In the first full year of the management of the Crown Estate being devolved, income from seabed, rural estates, coastline and other land and property throughout Scotland that belongs to the Crown was £16.4m.

Total assets have now increased in value to £324.6m.

The National reported in June that the Crown Estate’s share in the Fort Kinnaird retail centre in Edinburgh had been sold for £167m – more than half the value of the Crown Estate Scotland’s asset.

Yet the highly successful Fort Kinnaird, which was built by Sir John Hall and the late Jim Glass, was not devolved to Crown Estate Scotland. The buyer was M&G Estates, a London-based fund which has already started moving some operations to Luxembourg because of Brexit SNP MSP and now government minister Richard Lochhead, pictured below, said at the time: “The UK Government no doubt wants this shady cash grab kept below the radar – but Scotland is simply being conned.

The National:

“Just two years ago UK ministers refused Scottish Government requests to devolve this site to the new Crown Estate Scotland, and it’s now clear that there are 167 million reasons why.

“The funds from Fort Kinnaird would have been a significant amount of money for Crown Estate Scotland.”

The organisation’s annual report confirms that Fort Kinnaird was never listed as one of its assets.

Financial highlights from the report show that net revenue of £9m – against target of £5.9m – was paid to the Scottish Government.

The report said: “Key factors include higher than anticipated production-based rental income from salmon farming tenants and careful management of costs.”

The accounts showed £10.1m raised in capital receipts – the target was £10m – for re-investment in the Scottish Crown Estate and the sum of £2.2m was invested in rural estates and assets.
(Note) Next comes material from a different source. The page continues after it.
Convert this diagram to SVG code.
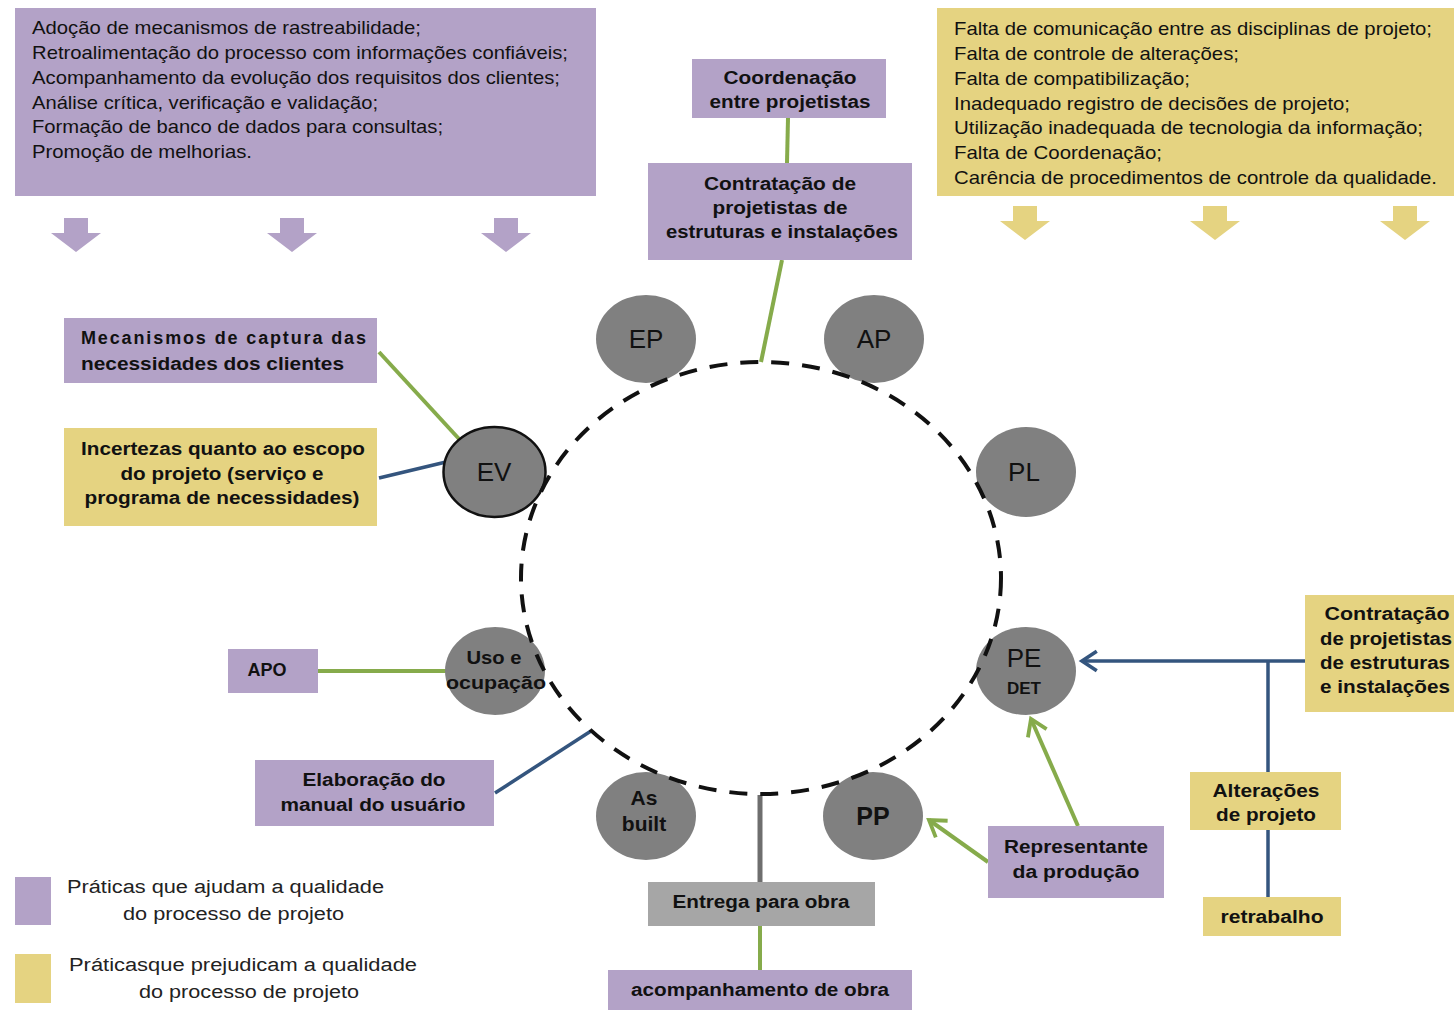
<svg xmlns="http://www.w3.org/2000/svg" width="1454" height="1011" viewBox="0 0 1454 1011">
  <defs>
    <style>
      .bg { fill: #ffffff; }
      .pur { fill: #b3a2c7; }
      .yel { fill: #e5d381; }
      .gry { fill: #a6a6a6; }
      .node { fill: #808080; }
      .list { font-family: "Liberation Sans", Arial, sans-serif; font-size: 19px; fill: #111; }
      .lbl { font-family: "Liberation Sans", Arial, sans-serif; font-size: 18px; font-weight: bold; fill: #111; text-anchor: middle; }
      .lbl-l { font-family: "Liberation Sans", Arial, sans-serif; font-size: 18px; font-weight: bold; fill: #111; }
      .nlbl { font-family: "Liberation Sans", Arial, sans-serif; font-size: 26px; fill: #111; text-anchor: middle; }
      .leg { font-family: "Liberation Sans", Arial, sans-serif; font-size: 18px; fill: #222; }
      .green { stroke: #86ab4b; stroke-width: 4; fill: none; }
      .blue { stroke: #34557e; stroke-width: 3.5; fill: none; }
      .dark { stroke: #6e6e6e; stroke-width: 5; fill: none; }
    </style>
    <!-- open chevron heads, tip at the line end -->
    <marker id="arrGreen" viewBox="0 0 20 20" refX="16" refY="10" markerWidth="6" markerHeight="6" markerUnits="strokeWidth" orient="auto" overflow="visible">
      <path d="M3,1.5 L16,10 L3,18.5" fill="none" stroke="#86ab4b" stroke-width="3.2" stroke-linejoin="miter"/>
    </marker>
    <marker id="arrBlue" viewBox="0 0 20 20" refX="16" refY="10" markerWidth="6.5" markerHeight="6.5" markerUnits="strokeWidth" orient="auto" overflow="visible">
      <path d="M3,1.5 L16,10 L3,18.5" fill="none" stroke="#34557e" stroke-width="3.2" stroke-linejoin="miter"/>
    </marker>
    <path id="downArrow" d="M-12,0 H12 V15 H25 L0,34 L-25,15 H-12 Z"/>
  </defs>

  <rect class="bg" x="0" y="0" width="1454" height="1011"/>

  <!-- top lists -->
  <g id="list-good">
    <rect class="pur" x="15" y="8" width="581" height="188"/>
    <text class="list" x="32" y="34" textLength="389" lengthAdjust="spacingAndGlyphs">Adoção de mecanismos de rastreabilidade;</text>
    <text class="list" x="32" y="59" textLength="536" lengthAdjust="spacingAndGlyphs">Retroalimentação do processo com informações confiáveis;</text>
    <text class="list" x="32" y="84" textLength="528" lengthAdjust="spacingAndGlyphs">Acompanhamento da evolução dos requisitos dos clientes;</text>
    <text class="list" x="32" y="109" textLength="346" lengthAdjust="spacingAndGlyphs">Análise crítica, verificação e validação;</text>
    <text class="list" x="32" y="133" textLength="411" lengthAdjust="spacingAndGlyphs">Formação de banco de dados para consultas;</text>
    <text class="list" x="32" y="158" textLength="220" lengthAdjust="spacingAndGlyphs">Promoção de melhorias.</text>
  </g>
  <g id="arrows-good" class="pur">
    <use href="#downArrow" x="76" y="218"/>
    <use href="#downArrow" x="292" y="218"/>
    <use href="#downArrow" x="506" y="218"/>
  </g>

  <g id="list-bad">
    <rect class="yel" x="937" y="8" width="517" height="188"/>
    <text class="list" x="954" y="35" textLength="478" lengthAdjust="spacingAndGlyphs">Falta de comunicação entre as disciplinas de projeto;</text>
    <text class="list" x="954" y="60" textLength="285" lengthAdjust="spacingAndGlyphs">Falta de controle de alterações;</text>
    <text class="list" x="954" y="85" textLength="236" lengthAdjust="spacingAndGlyphs">Falta de compatibilização;</text>
    <text class="list" x="954" y="110" textLength="396" lengthAdjust="spacingAndGlyphs">Inadequado registro de decisões de projeto;</text>
    <text class="list" x="954" y="134" textLength="469" lengthAdjust="spacingAndGlyphs">Utilização inadequada de tecnologia da informação;</text>
    <text class="list" x="954" y="159" textLength="208" lengthAdjust="spacingAndGlyphs">Falta de Coordenação;</text>
    <text class="list" x="954" y="184" textLength="483" lengthAdjust="spacingAndGlyphs">Carência de procedimentos de controle da qualidade.</text>
  </g>
  <g id="arrows-bad" class="yel">
    <use href="#downArrow" x="1025" y="206"/>
    <use href="#downArrow" x="1215" y="206"/>
    <use href="#downArrow" x="1405" y="206"/>
  </g>

  <!-- connectors -->
  <g id="connectors">
    <line class="green" x1="788" y1="118" x2="787" y2="163"/>
    <line class="green" x1="782" y1="260" x2="761" y2="362"/>
    <line class="green" x1="379" y1="352" x2="460" y2="440"/>
    <line class="blue" x1="379" y1="478" x2="446" y2="462"/>
    <line class="green" x1="318" y1="671" x2="446" y2="671"/>
    <line class="blue" x1="495" y1="793" x2="591" y2="731"/>
    <line class="dark" x1="760" y1="795" x2="760" y2="882"/>
    <line class="green" x1="760" y1="926" x2="760" y2="970"/>
    <line class="green" x1="1078" y1="826" x2="1031" y2="719" marker-end="url(#arrGreen)"/>
    <line class="green" x1="988" y1="862" x2="929" y2="820" marker-end="url(#arrGreen)"/>
    <line class="blue" x1="1305" y1="661" x2="1082" y2="661" marker-end="url(#arrBlue)"/>
    <line class="blue" x1="1268" y1="661" x2="1268" y2="772"/>
    <line class="blue" x1="1268" y1="830" x2="1268" y2="897"/>
  </g>

  <!-- phase nodes -->
  <g id="node-EP"><ellipse class="node" cx="646" cy="339" rx="50" ry="44"/><text class="nlbl" x="646" y="348">EP</text></g>
  <g id="node-AP"><ellipse class="node" cx="874" cy="339" rx="50" ry="44"/><text class="nlbl" x="874" y="348">AP</text></g>
  <g id="node-EV"><ellipse class="node" cx="494.5" cy="472" rx="51" ry="45" stroke="#111" stroke-width="2.5"/><text class="nlbl" x="494" y="481">EV</text></g>
  <g id="node-PL"><ellipse class="node" cx="1026" cy="472" rx="50" ry="45"/><text class="nlbl" x="1024" y="481">PL</text></g>
  <g id="node-PE"><ellipse class="node" cx="1026" cy="671" rx="50" ry="44"/><text class="nlbl" x="1024" y="667">PE</text><text class="lbl" x="1024" y="694" style="font-size:17px">DET</text></g>
  <g id="node-uso"><ellipse class="node" cx="495" cy="671" rx="50" ry="44"/><text class="lbl" x="494" y="664" textLength="55" lengthAdjust="spacingAndGlyphs">Uso e</text><text class="lbl" x="496" y="689" textLength="100" lengthAdjust="spacingAndGlyphs">ocupação</text></g>
  <g id="node-asbuilt"><ellipse class="node" cx="646" cy="816" rx="50" ry="44"/><text class="lbl" x="644" y="805" style="font-size:21px">As</text><text class="lbl" x="644" y="831" style="font-size:21px">built</text></g>
  <g id="node-PP"><ellipse class="node" cx="873" cy="816" rx="50" ry="44"/><text class="nlbl" x="873" y="825" style="font-size:25px;font-weight:bold">PP</text></g>

  <!-- cycle -->
  <ellipse id="cycle" cx="761" cy="578" rx="240" ry="216" fill="none" stroke="#111" stroke-width="4" stroke-dasharray="18 13"/>

  <!-- practice boxes -->
  <g id="box-coordenacao">
    <rect class="pur" x="692" y="59" width="194" height="59"/>
    <text class="lbl" x="790" y="84" textLength="133" lengthAdjust="spacingAndGlyphs">Coordenação</text>
    <text class="lbl" x="790" y="108" textLength="161" lengthAdjust="spacingAndGlyphs">entre projetistas</text>
  </g>
  <g id="box-contratacao-top">
    <rect class="pur" x="648" y="163" width="264" height="97"/>
    <text class="lbl" x="780" y="190" textLength="152" lengthAdjust="spacingAndGlyphs">Contratação de</text>
    <text class="lbl" x="780" y="214" textLength="135" lengthAdjust="spacingAndGlyphs">projetistas de</text>
    <text class="lbl" x="782" y="238" textLength="232" lengthAdjust="spacingAndGlyphs">estruturas e instalações</text>
  </g>
  <g id="box-mecanismos">
    <rect class="pur" x="64" y="318" width="313" height="65"/>
    <text class="lbl-l" x="81" y="344" textLength="285" lengthAdjust="spacing">Mecanismos de captura das</text>
    <text class="lbl-l" x="81" y="370" textLength="263" lengthAdjust="spacingAndGlyphs">necessidades dos clientes</text>
  </g>
  <g id="box-incertezas">
    <rect class="yel" x="64" y="428" width="313" height="98"/>
    <text class="lbl" x="223" y="455" textLength="284" lengthAdjust="spacingAndGlyphs">Incertezas quanto ao escopo</text>
    <text class="lbl" x="222" y="480" textLength="203" lengthAdjust="spacingAndGlyphs">do projeto (serviço e</text>
    <text class="lbl" x="222" y="504" textLength="275" lengthAdjust="spacingAndGlyphs">programa de necessidades)</text>
  </g>
  <g id="box-apo">
    <rect class="pur" x="228" y="649" width="90" height="44"/>
    <text class="lbl" x="267" y="676">APO</text>
  </g>
  <g id="box-manual">
    <rect class="pur" x="255" y="760" width="239" height="66"/>
    <text class="lbl" x="374" y="786" textLength="143" lengthAdjust="spacingAndGlyphs">Elaboração do</text>
    <text class="lbl" x="373" y="811" textLength="185" lengthAdjust="spacingAndGlyphs">manual do usuário</text>
  </g>
  <g id="box-entrega">
    <rect class="gry" x="648" y="882" width="227" height="44"/>
    <text class="lbl" x="761" y="908" textLength="177" lengthAdjust="spacingAndGlyphs">Entrega para obra</text>
  </g>
  <g id="box-acompanhamento">
    <rect class="pur" x="608" y="970" width="304" height="40"/>
    <text class="lbl" x="760" y="996" textLength="258" lengthAdjust="spacingAndGlyphs">acompanhamento de obra</text>
  </g>
  <g id="box-representante">
    <rect class="pur" x="988" y="826" width="176" height="72"/>
    <text class="lbl" x="1076" y="853" textLength="144" lengthAdjust="spacingAndGlyphs">Representante</text>
    <text class="lbl" x="1076" y="878" textLength="127" lengthAdjust="spacingAndGlyphs">da produção</text>
  </g>
  <g id="box-contratacao-right">
    <rect class="yel" x="1305" y="595" width="149" height="117"/>
    <text class="lbl" x="1387" y="620" textLength="125" lengthAdjust="spacingAndGlyphs">Contratação</text>
    <text class="lbl" x="1386" y="645" textLength="132" lengthAdjust="spacingAndGlyphs">de projetistas</text>
    <text class="lbl" x="1385" y="669" textLength="130" lengthAdjust="spacingAndGlyphs">de estruturas</text>
    <text class="lbl" x="1385" y="693" textLength="130" lengthAdjust="spacingAndGlyphs">e instalações</text>
  </g>
  <g id="box-alteracoes">
    <rect class="yel" x="1190" y="772" width="151" height="58"/>
    <text class="lbl" x="1266" y="797" textLength="107" lengthAdjust="spacingAndGlyphs">Alterações</text>
    <text class="lbl" x="1266" y="821" textLength="100" lengthAdjust="spacingAndGlyphs">de projeto</text>
  </g>
  <g id="box-retrabalho">
    <rect class="yel" x="1203" y="897" width="138" height="39"/>
    <text class="lbl" x="1272" y="923" textLength="103" lengthAdjust="spacingAndGlyphs">retrabalho</text>
  </g>

  <!-- legend -->
  <g id="legend">
    <rect class="pur" x="15" y="877" width="36" height="48"/>
    <text class="leg" x="67" y="893" textLength="317" lengthAdjust="spacingAndGlyphs">Práticas que ajudam a qualidade</text>
    <text class="leg" x="123" y="920" textLength="221" lengthAdjust="spacingAndGlyphs">do processo de projeto</text>
    <rect class="yel" x="15" y="954" width="36" height="49"/>
    <text class="leg" x="69" y="971" textLength="348" lengthAdjust="spacingAndGlyphs">Práticasque prejudicam a qualidade</text>
    <text class="leg" x="139" y="998" textLength="220" lengthAdjust="spacingAndGlyphs">do processo de projeto</text>
  </g>
</svg>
A further £1m was invested in wider activity to secure revenue and capital growth.

Crown Estate Scotland said: “The self-funding public corporation started operation in April 2017 and was required to immediately generate income.

“Over the year the team generated over £10m in capital to fund investments in rural estates and offshore renewables and other parts of the Estate, and increased the property value of the Scottish Crown Estate by £48.9m to £324.6m.”

The report added that in this financial year, since April 1, Crown Estate Scotland has received £25m capital receipts from offshore wind and added that “the strong performance of the first year has paved the way for long-term success”.

Amanda Bryan, chair of Crown Estate Scotland, said: “The team are incredibly proud to have been able to pay £9m to Scottish Government, as well as delivering on a range of projects to ensure the land and property we manage benefits businesses, communities and families across Scotland.”